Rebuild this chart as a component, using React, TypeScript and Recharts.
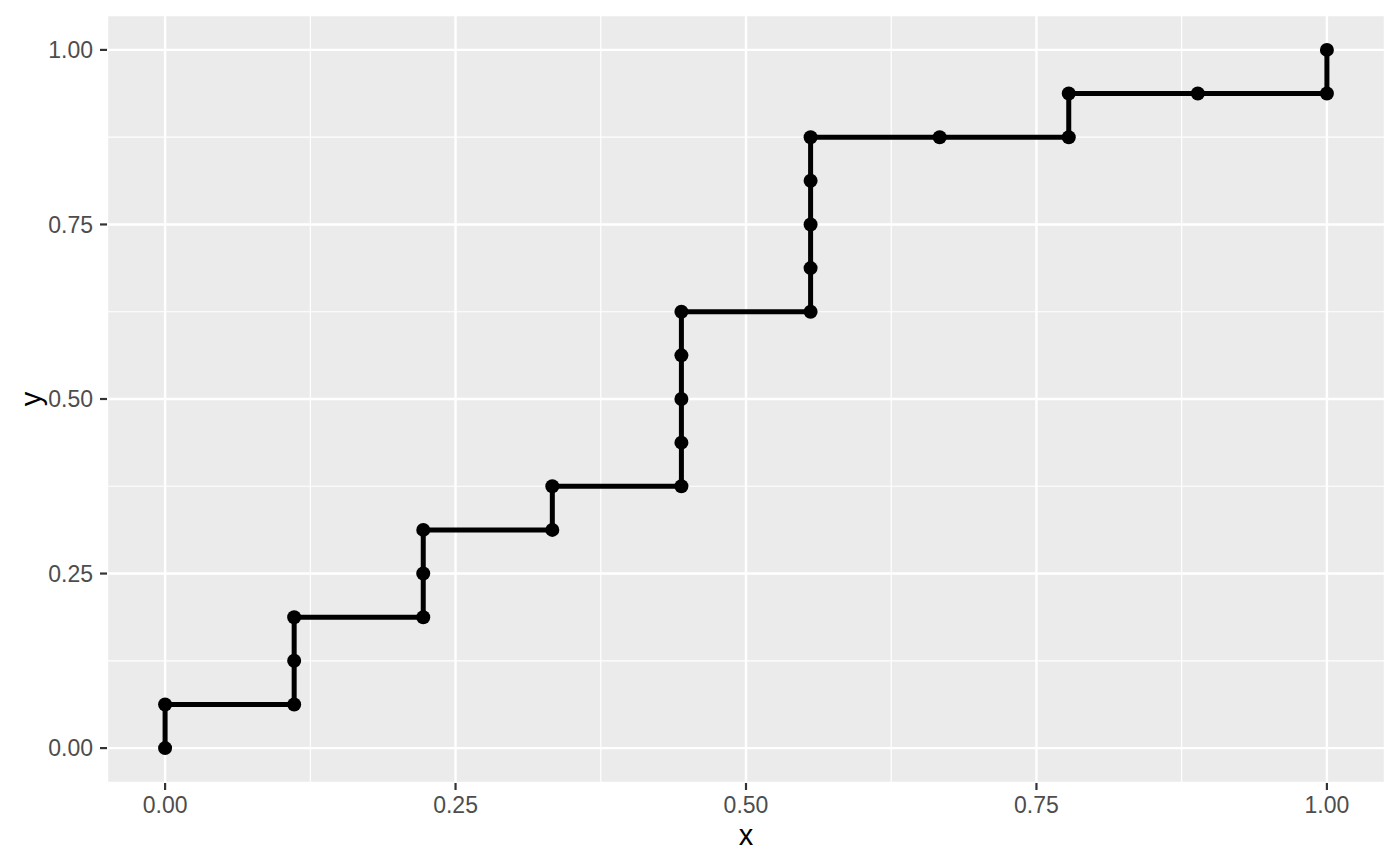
import React from "react";
import {
  ComposedChart,
  Line,
  XAxis,
  YAxis,
  CartesianGrid,
  ReferenceLine,
} from "recharts";

// Step points (x in ninths, y in sixteenths)
const xValues = [
  0, 0, 0.1111, 0.1111, 0.1111, 0.2222, 0.2222, 0.2222, 0.3333, 0.3333,
  0.4444, 0.4444, 0.4444, 0.4444, 0.4444, 0.5556, 0.5556, 0.5556, 0.5556,
  0.5556, 0.6667, 0.7778, 0.7778, 0.8889, 1, 1,
];
const yValues = [
  0, 0.0625, 0.0625, 0.125, 0.1875, 0.1875, 0.25, 0.3125, 0.3125, 0.375,
  0.375, 0.4375, 0.5, 0.5625, 0.625, 0.625, 0.6875, 0.75, 0.8125, 0.875,
  0.875, 0.875, 0.9375, 0.9375, 0.9375, 1,
];
const majorTicks = [0, 0.25, 0.5, 0.75, 1];
const minorTicks = [0.125, 0.375, 0.625, 0.875];
const axisDomain = [-0.05, 1.05];

const data = xValues.map((x, i) => ({ x, y: yValues[i] }));

const FONT = '"Liberation Sans", Arial, Helvetica, sans-serif';

export default function App() {
  return (
    <div style={{ margin: -8, width: 1400, height: 866, background: "#FFFFFF" }}>
      <ComposedChart
        width={1400}
        height={866}
        data={data}
        margin={{ top: 15, right: 15, bottom: 0, left: 0 }}
        style={{ fontFamily: FONT }}
      >
        <CartesianGrid
          fill="#EBEBEB"
          stroke="#FFFFFF"
          strokeWidth={2.4}
          strokeDasharray=""
        />
        {minorTicks.map((t) => (
          <ReferenceLine
            key={"vx" + t}
            x={t}
            stroke="#FFFFFF"
            strokeWidth={1.2}
            ifOverflow="visible"
          />
        ))}
        {minorTicks.map((t) => (
          <ReferenceLine
            key={"hy" + t}
            y={t}
            stroke="#FFFFFF"
            strokeWidth={1.2}
            ifOverflow="visible"
          />
        ))}
        <XAxis
          dataKey="x"
          type="number"
          domain={axisDomain}
          ticks={majorTicks}
          allowDataOverflow
          height={83}
          axisLine={false}
          tickSize={7}
          tickMargin={7}
          tickLine={{ stroke: "#333333", strokeWidth: 2.2 }}
          tick={{ fill: "#4D4D4D", fontSize: 23, fontFamily: FONT }}
          tickFormatter={(v: number) => v.toFixed(2)}
          label={{
            content: (props: any) => {
              const vb = props.viewBox || {};
              return (
                <text
                  x={vb.x + vb.width / 2}
                  y={vb.y + 62}
                  textAnchor="middle"
                  fill="#000000"
                  fontSize={29}
                  fontFamily={FONT}
                >
                  x
                </text>
              );
            },
          }}
        />
        <YAxis
          dataKey="y"
          type="number"
          domain={axisDomain}
          ticks={majorTicks}
          allowDataOverflow
          width={107}
          axisLine={false}
          tickSize={7}
          tickMargin={7}
          tickLine={{ stroke: "#333333", strokeWidth: 2.2 }}
          tick={{ fill: "#4D4D4D", fontSize: 23, fontFamily: FONT }}
          tickFormatter={(v: number) => v.toFixed(2)}
          label={{
            content: (props: any) => {
              const vb = props.viewBox || {};
              const cx = vb.x + 31;
              const cy = vb.y + vb.height / 2;
              return (
                <text
                  x={cx}
                  y={cy}
                  textAnchor="middle"
                  dominantBaseline="central"
                  transform={`rotate(-90 ${cx} ${cy})`}
                  fill="#000000"
                  fontSize={29}
                  fontFamily={FONT}
                >
                  y
                </text>
              );
            },
          }}
        />
        <Line
          dataKey="y"
          type="linear"
          stroke="#000000"
          strokeWidth={5}
          dot={{ r: 7, fill: "#000000", stroke: "none", strokeWidth: 0 }}
          activeDot={false}
          isAnimationActive={false}
        />
      </ComposedChart>
    </div>
  );
}
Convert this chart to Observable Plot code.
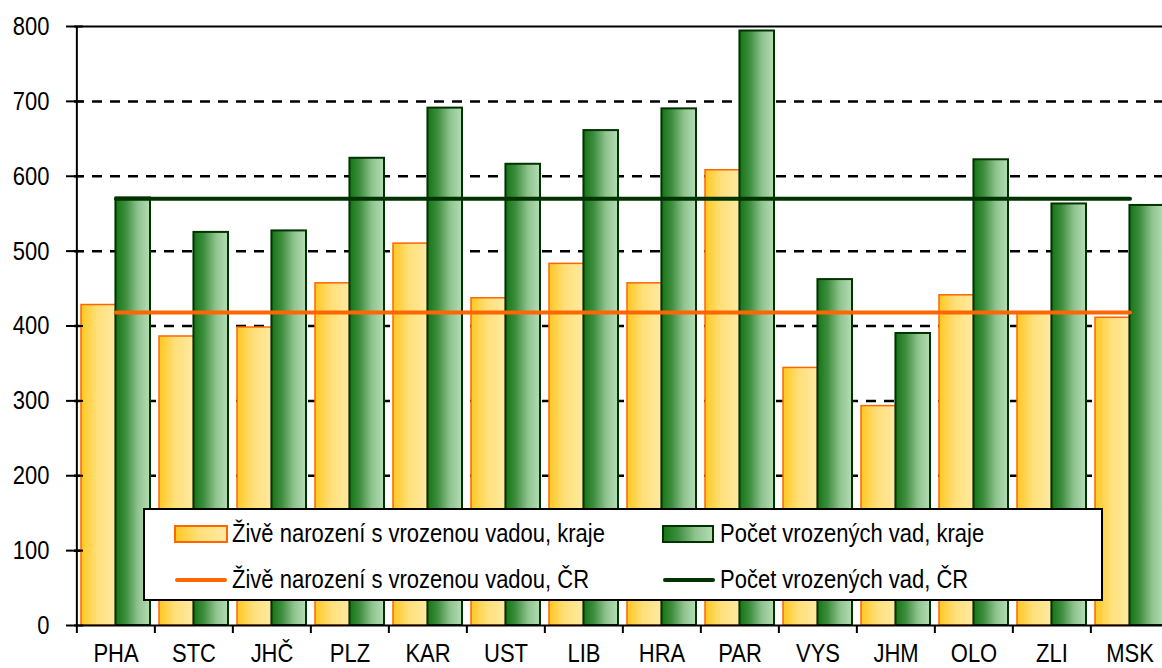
<!DOCTYPE html>
<html>
<head>
<meta charset="utf-8">
<script src="https://cdn.jsdelivr.net/npm/d3@7"></script>
<script src="https://cdn.jsdelivr.net/npm/@observablehq/plot@0.6"></script>
<style>
  html, body { margin: 0; padding: 0; background: white; overflow: hidden; }
  #wrap { position: relative; width: 1162px; height: 668px; font-family: 'Liberation Sans', Arial, sans-serif; }
  #wrap > div > svg { overflow: hidden !important; }
  #legend { position: absolute; left: 143px; top: 508px; width: 956px; height: 89px; border: 2px solid #000; background: #fff; }
  .item { position: absolute; display: flex; align-items: center; height: 30px; font-size: 22px; color: #000; white-space: nowrap; }
  .item svg { margin-right: 4px; }
  .item span { display: inline-block; transform: scaleY(1.2); transform-origin: 0 50%; }
</style>
</head>
<body>
<svg width="0" height="0" style="position:absolute">
  <defs>
    <linearGradient id="gOrange" x1="0" x2="1" y1="0" y2="0">
      <stop offset="0%" stop-color="#FFC720"/>
      <stop offset="45%" stop-color="#FFDF78"/>
      <stop offset="100%" stop-color="#FFEAA2"/>
    </linearGradient>
    <linearGradient id="gGreen" x1="0" x2="1" y1="0" y2="0">
      <stop offset="0%" stop-color="#157515"/>
      <stop offset="30%" stop-color="#3E8E3E"/>
      <stop offset="65%" stop-color="#8FC38F"/>
      <stop offset="100%" stop-color="#B5DDB5"/>
    </linearGradient>
  </defs>
</svg>
<div id="wrap">
  <div id="chart"></div>
  <div id="legend">
    <div class="item" style="left:29px; top:9px;"><svg width="54" height="18"><rect x="1" y="1" width="52" height="16" fill="url(#gOrange)" stroke="#FF6600" stroke-width="2"/></svg><span>Živě narození s vrozenou vadou, kraje</span></div>
    <div class="item" style="left:29px; top:55px;"><svg width="54" height="18"><line x1="3" y1="9" x2="51" y2="9" stroke="#FF6600" stroke-width="4" stroke-linecap="round"/></svg><span>Živě narození s vrozenou vadou, ČR</span></div>
    <div class="item" style="left:517px; top:9px;"><svg width="54" height="18"><rect x="1" y="1" width="50" height="16" fill="url(#gGreen)" stroke="#003300" stroke-width="2"/></svg><span>Počet vrozených vad, kraje</span></div>
    <div class="item" style="left:517px; top:55px;"><svg width="54" height="18"><line x1="3" y1="9" x2="51" y2="9" stroke="#003300" stroke-width="4" stroke-linecap="round"/></svg><span>Počet vrozených vad, ČR</span></div>
  </div>
</div>
<script>
const regions = ["PHA","STC","JHČ","PLZ","KAR","UST","LIB","HRA","PAR","VYS","JHM","OLO","ZLI","MSK"];
const liveBirthsDefect = [428,386,398,457,510,437,483,457,608,344,293,441,417,411];
const defectCount = [571,525,527,624,691,616,661,690,794,462,390,622,563,561];
const liveBirthsDefectCR = 418;
const defectCountCR = 570;
const yTicks = [0,100,200,300,400,500,600,700,800];
const gridTicks = [100,200,300,400,500,600,700];

const orangeData = regions.map((r, i) => ({region: r, value: liveBirthsDefect[i]}));
const greenData = regions.map((r, i) => ({region: r, value: defectCount[i]}));
const orangeCR = regions.map(r => ({region: r, value: liveBirthsDefectCR}));
const greenCR = regions.map(r => ({region: r, value: defectCountCR}));

const x0 = 74, x1 = 1170;
const step = (x1 - x0) / regions.length;
const pIn = 0.12, pOut = 0.06;
const bw = step * (1 - pIn);

const chart = Plot.plot({
  width: 1162,
  height: 668,
  marginLeft: 74,
  marginRight: 0,
  marginTop: 26,
  marginBottom: 43,
  style: {fontFamily: "'Liberation Sans', Arial, sans-serif", background: "white", overflow: "hidden"},
  x: {type: "band", domain: regions, range: [x0, x1], paddingInner: pIn, paddingOuter: pOut, axis: null},
  y: {domain: [0, 800], range: [625, 26], axis: null},
  marks: [
    Plot.ruleY(gridTicks, {stroke: "#000", strokeWidth: 2.5, strokeDasharray: "10,8"}),
    Plot.ruleY([800], {stroke: "#000", strokeWidth: 2}),
    Plot.barY(orangeData, {x: "region", y: "value", fill: "url(#gOrange)", stroke: "#FF6600", strokeWidth: 1.5, insetRight: bw / 2}),
    Plot.barY(greenData, {x: "region", y: "value", fill: "url(#gGreen)", stroke: "#003300", strokeWidth: 2, insetLeft: bw / 2}),
    Plot.lineY(orangeCR, {x: "region", y: "value", stroke: "#FF6600", strokeWidth: 4, strokeLinecap: "round"}),
    Plot.lineY(greenCR, {x: "region", y: "value", stroke: "#003300", strokeWidth: 4, strokeLinecap: "round"}),
    Plot.ruleX([regions[0]], {x: d => d, dx: -step / 2, y1: 0, y2: 800, stroke: "#000", strokeWidth: 2}),
    Plot.ruleY([0], {stroke: "#000", strokeWidth: 2}),
    Plot.axisY({ticks: yTicks, tickSize: 17, dx: 9, tickFormat: () => "", stroke: "#000", strokeWidth: 2, label: null}),
    Plot.axisY({ticks: yTicks, tickSize: 0, tickPadding: 25, fontSize: 22, fill: "#000", label: null, tickFormat: d => String(d)}),
    Plot.axisX({tickSize: 8, tickFormat: () => "", dx: -step / 2, stroke: "#000", strokeWidth: 2, label: null}),
    Plot.axisX({tickSize: 0, tickPadding: 18, fontSize: 22, fill: "#000", label: null})
  ]
});
// Tall, narrow appearance of the original's lettering: stretch glyphs vertically around their anchor
d3.select(chart).selectAll("text").each(function() {
  const x = +this.getAttribute("x") || 0, y = +this.getAttribute("y") || 0;
  const t = this.getAttribute("transform") || "";
  this.setAttribute("transform", `${t} translate(${x},${y}) scale(1,1.2) translate(${-x},${-y})`);
});
document.getElementById("chart").appendChild(chart);
</script>
</body>
</html>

__The request__.
Copy nothing but the lines from the top of the data down to the line containing "Arial, Helvetica, sans-serif';", and leave the pictures out.

__Result for this task__.
Rebuild this chart as a component, using React, TypeScript and Recharts.
import React from "react";
import {
  ComposedChart,
  Line,
  XAxis,
  YAxis,
  CartesianGrid,
  ReferenceLine,
} from "recharts";

// Step points (x in ninths, y in sixteenths)
const xValues = [
  0, 0, 0.1111, 0.1111, 0.1111, 0.2222, 0.2222, 0.2222, 0.3333, 0.3333,
  0.4444, 0.4444, 0.4444, 0.4444, 0.4444, 0.5556, 0.5556, 0.5556, 0.5556,
  0.5556, 0.6667, 0.7778, 0.7778, 0.8889, 1, 1,
];
const yValues = [
  0, 0.0625, 0.0625, 0.125, 0.1875, 0.1875, 0.25, 0.3125, 0.3125, 0.375,
  0.375, 0.4375, 0.5, 0.5625, 0.625, 0.625, 0.6875, 0.75, 0.8125, 0.875,
  0.875, 0.875, 0.9375, 0.9375, 0.9375, 1,
];
const majorTicks = [0, 0.25, 0.5, 0.75, 1];
const minorTicks = [0.125, 0.375, 0.625, 0.875];
const axisDomain = [-0.05, 1.05];

const data = xValues.map((x, i) => ({ x, y: yValues[i] }));

const FONT = '"Liberation Sans", Arial, Helvetica, sans-serif';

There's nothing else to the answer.